Cohen’s plea deal made no mention of cooperating with the New York prosecutors who charged him or with special Counsel Robert Mueller’s investigation. But that deal’s not written in stone. Cohen’s spokesperson, Lanny Davis, is already telling talk show hosts that Cohen “is more than happy to tell the special counsel all that he knows” about “a conspiracy to collude and corrupt the American democracy system in the 2016 election.” If Cohen says enough to implicate the Trump campaign, he could get off with no jail time. How believable is a witness under that kind of pressure?

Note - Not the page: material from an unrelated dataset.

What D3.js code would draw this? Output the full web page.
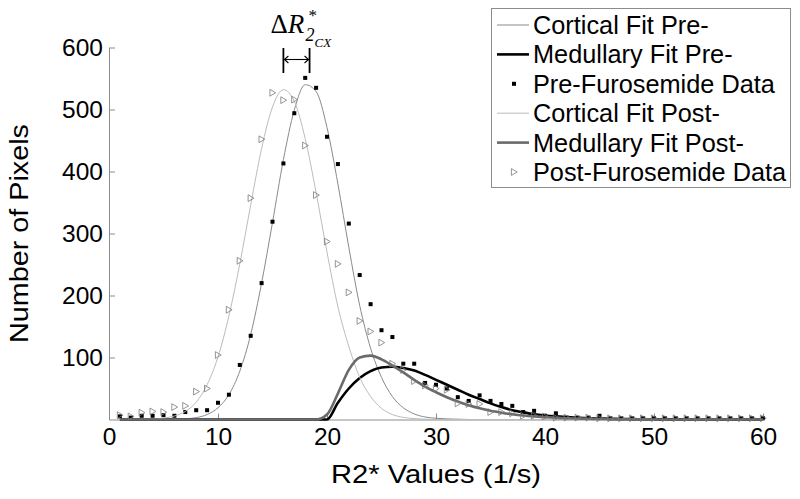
<!DOCTYPE html>
<html>
<head>
<meta charset="utf-8">
<script src="https://cdn.jsdelivr.net/npm/d3@7"></script>
<style>
  body { margin: 0; background: #fff; }
  svg { display: block; }
</style>
</head>
<body>
<svg id="canvas" width="800" height="499"></svg>
<script>
// R2* bins (1/s)
const r2Bins = [1,2,3,4,5,6,7,8,9,10,11,12,13,14,15,16,17,18,19,20,
  21,22,23,24,25,26,27,28,29,30,31,32,33,34,35,36,37,38,39,40,
  41,42,43,44,45,46,47,48,49,50,51,52,53,54,55,56,57,58,59,60];

// histogram counts
const preData = [5,3,6,6,7,6,12,15,15,27,40,88,135,220,319,413,494,551,535,456,
  412,316,233,186,144,133,90,90,59,56,50,36,30,39,30,25,22,12,14,6,
  10,3,3,3,6,2,2,2,2,2,2,2,2,2,2,2,2,2,2,2];
const postData = [7,5,11,13,12,20,22,45,50,104,177,256,357,452,527,515,516,442,362,287,
  251,205,159,142,124,90,80,62,55,50,48,26,25,25,12,12,10,6,6,5,
  3,3,3,3,2,2,2,2,2,2,2,2,2,2,2,2,2,2,2,2];

// fitted curves, sampled at the same bins
const corticalPre = [0,0,0,0,0.1,0.3,1.1,3,8,19,40,78,137,220,318,419,499,540,529,471,
  380,278,184,115,68,37,19,9,4,2,1,0.5,0,0,0,0,0,0,0,0,
  0,0,0,0,0,0,0,0,0,0,0,0,0,0,0,0,0,0,0,0];
const medullaryPre = [0,0,0,0,0,0,0,0,0,0,0,0,0,0,0,0,0,0,0,0,
  27,50,67,78,84,85,83,79,72,64,56,48,40,33,26,20,15,11.5,8.5,6.5,
  5,3.8,2.8,2,1.5,1.1,0.8,0.6,0.4,0.3,0.2,0.2,0.1,0.1,0.1,0,0,0,0,0];
const corticalPost = [0,0,0.3,0.8,2.2,5.6,13,28,56,101,167,251,346,437,504,532,513,453,366,270,
  182,118,68,37,18,8,3.5,1.5,0.5,0,0,0,0,0,0,0,0,0,0,0,
  0,0,0,0,0,0,0,0,0,0,0,0,0,0,0,0,0,0,0,0];
const medullaryPost = [0,0,0,0,0,0,0,0,0,0,0,0,0,0,0,0,0,0,0,8,
  42,80,100,103,97,87,76,64,53,44,36,29,23,18,14,11,8.5,6.5,5,3.8,
  2.8,2,1.5,1.1,0.8,0.6,0.4,0.3,0.2,0.1,0.1,0.1,0,0,0,0,0,0,0,0];

// cortical peak positions used for the delta marker
const peakPost = 16.0;
const peakPre = 18.4;

const xTicks = [0,10,20,30,40,50,60];
const yTicks = [100,200,300,400,500,600];

const legendLabels = ["Cortical Fit Pre-", "Medullary Fit Pre-", "Pre-Furosemide Data",
  "Cortical Fit Post-", "Medullary Fit Post-", "Post-Furosemide Data"];

const sans = "'Liberation Sans', Arial, Helvetica, sans-serif";
const serif = "'Liberation Serif', 'Times New Roman', serif";

let canvas = d3.select("#canvas");

let x = d3.scaleLinear().domain([0, 60]).range([109, 763]);
let y = d3.scaleLinear().domain([0, 600]).range([419.5, 47.5]);

let styles = {
  corticalPre: { stroke: "#8a8a8a", width: 1 },
  medullaryPre: { stroke: "#000", width: 2.6 },
  corticalPost: { stroke: "#bcbcbc", width: 1 },
  medullaryPost: { stroke: "#6a6a6a", width: 2.6 }
};

// axes
let xAxis = canvas.append("g")
  .attr("transform", `translate(0,${y(0)})`)
  .call(d3.axisBottom(x).tickValues(xTicks).tickSizeInner(-6).tickSizeOuter(0).tickPadding(8));

let yAxis = canvas.append("g")
  .attr("transform", `translate(${x(0)},0)`)
  .call(d3.axisLeft(y).tickValues(yTicks).tickSizeInner(-6).tickSizeOuter(0).tickPadding(6));

[xAxis, yAxis].forEach((ax) => {
  ax.select(".domain").attr("stroke", "#8c8c8c");
  ax.selectAll(".tick line").attr("stroke", "#8c8c8c");
  ax.selectAll(".tick text")
    .attr("fill", "#000")
    .style("font-family", sans)
    .style("font-size", "24.5px");
});

// axis titles
canvas.append("text")
  .attr("x", (x(0) + x(60)) / 2)
  .attr("y", 483)
  .attr("text-anchor", "middle")
  .attr("textLength", 210)
  .attr("lengthAdjust", "spacingAndGlyphs")
  .style("font-family", sans)
  .style("font-size", "25px")
  .text("R2* Values (1/s)");

canvas.append("text")
  .attr("transform", `translate(28,${(y(0) + y(600)) / 2}) rotate(-90)`)
  .attr("text-anchor", "middle")
  .attr("textLength", 219)
  .attr("lengthAdjust", "spacingAndGlyphs")
  .style("font-family", sans)
  .style("font-size", "25px")
  .text("Number of Pixels");

// fitted curves and data
let line = (values) => d3.line()
  .x((d, i) => x(r2Bins[i]))
  .y((d) => y(d))
  .curve(d3.curveMonotoneX)(values);

let drawFit = (values, st) => {
  canvas.append("path")
    .attr("d", line(values))
    .attr("fill", "none")
    .attr("stroke", st.stroke)
    .attr("stroke-width", st.width)
    .attr("stroke-linejoin", "round");
};

let trianglePath = "M-2.6,-3.4L3.2,0L-2.6,3.4Z";

let drawSquares = (values) => {
  canvas.append("g").selectAll("rect")
    .data(values)
    .enter()
    .append("rect")
    .attr("x", (d, i) => x(r2Bins[i]) - 2)
    .attr("y", (d) => y(d) - 2)
    .attr("width", 4)
    .attr("height", 4)
    .attr("fill", "#000");
};

let drawTriangles = (values) => {
  canvas.append("g").selectAll("path")
    .data(values)
    .enter()
    .append("path")
    .attr("d", trianglePath)
    .attr("transform", (d, i) => `translate(${x(r2Bins[i])},${y(d)})`)
    .attr("fill", "none")
    .attr("stroke", "#7a7a7a")
    .attr("stroke-width", 0.8);
};

drawFit(corticalPre, styles.corticalPre);
drawFit(medullaryPre, styles.medullaryPre);
drawSquares(preData);
drawFit(corticalPost, styles.corticalPost);
drawFit(medullaryPost, styles.medullaryPost);
drawTriangles(postData);

// delta R2* marker between the two cortical peaks
let ax1 = x(peakPost), ax2 = x(peakPre), ay = 59.5;
let marker = canvas.append("g").attr("stroke", "#000").attr("fill", "none");
marker.append("line").attr("x1", ax1).attr("x2", ax1).attr("y1", 48).attr("y2", 73).attr("stroke-width", 1.8);
marker.append("line").attr("x1", ax2).attr("x2", ax2).attr("y1", 48).attr("y2", 73).attr("stroke-width", 1.8);
marker.append("line").attr("x1", ax1 + 1).attr("x2", ax2 - 1).attr("y1", ay).attr("y2", ay).attr("stroke-width", 1.1);
marker.append("path").attr("d", `M${ax1 + 5},${ay - 3.5}L${ax1 + 1},${ay}L${ax1 + 5},${ay + 3.5}`).attr("stroke-width", 1.1);
marker.append("path").attr("d", `M${ax2 - 5},${ay - 3.5}L${ax2 - 1},${ay}L${ax2 - 5},${ay + 3.5}`).attr("stroke-width", 1.1);

// label: one text element, super/subscripts as tspans
let mid = (ax1 + ax2) / 2;
let dl = canvas.append("text")
  .attr("x", mid - 26)
  .attr("y", 33)
  .style("font-family", serif)
  .style("font-size", "27px");
dl.append("tspan").text("Δ");
dl.append("tspan").style("font-style", "italic").text("R");
dl.append("tspan").attr("x", mid + 12).attr("y", 21).style("font-size", "17px").text("*");
dl.append("tspan").attr("x", mid + 9).attr("y", 41).style("font-size", "18px").style("font-style", "italic").text("2");
dl.append("tspan").attr("x", mid + 18).attr("y", 46.5).style("font-size", "13px").style("font-style", "italic").text("CX");

// legend
let legend = canvas.append("g");
legend.append("rect")
  .attr("x", 491.5).attr("y", 8.5)
  .attr("width", 299).attr("height", 179)
  .attr("fill", "#fff")
  .attr("stroke", "#8c8c8c");

let legendKinds = ["corticalPre", "medullaryPre", "squares", "corticalPost", "medullaryPost", "triangles"];
let rowY = (i) => 25 + i * 29.4;

legendKinds.forEach((kind, i) => {
  let cy = rowY(i);
  if (styles[kind]) {
    legend.append("line")
      .attr("x1", 497).attr("x2", 529)
      .attr("y1", cy).attr("y2", cy)
      .attr("stroke", styles[kind].stroke)
      .attr("stroke-width", styles[kind].width);
  } else if (kind === "squares") {
    legend.append("rect").attr("x", 512).attr("y", cy - 2).attr("width", 4).attr("height", 4).attr("fill", "#000");
  } else {
    legend.append("path").attr("d", trianglePath)
      .attr("transform", `translate(514,${cy})`)
      .attr("fill", "none").attr("stroke", "#7a7a7a").attr("stroke-width", 0.8);
  }
});

legend.selectAll("text.label")
  .data(legendLabels)
  .enter()
  .append("text")
  .attr("class", "label")
  .attr("x", 533)
  .attr("y", (d, i) => rowY(i) + 9)
  .style("font-family", sans)
  .style("font-size", "25.3px")
  .text((d) => d);
</script>
</body>
</html>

Former organized crime prosecutor Kenneth McCallion dismisses that concern. Just because Cohen “is trying to get a benefit from his cooperation does not mean that” what he says is “fabricated.” McCallion says squeezing defendants to cooperate is essential because the legal system “places exceedingly high requirements” on prosecutors to prove guilt beyond a reasonable doubt.
But only in a trial, and those are becoming a rarity. Fewer than 3% of the accused ever get one. As Gleeson warns, prosecutors almost always send defendants to prison without having to prove any charges against them using admissible evidence.
For nearly all Americans, whether they’re arrested for drug crimes, tax evasion, insider trading, burglary or any other crime, the standard of proof isn’t “exceedingly high.” It’s nonexistent. Blame “flipping.” It needs to be fixed.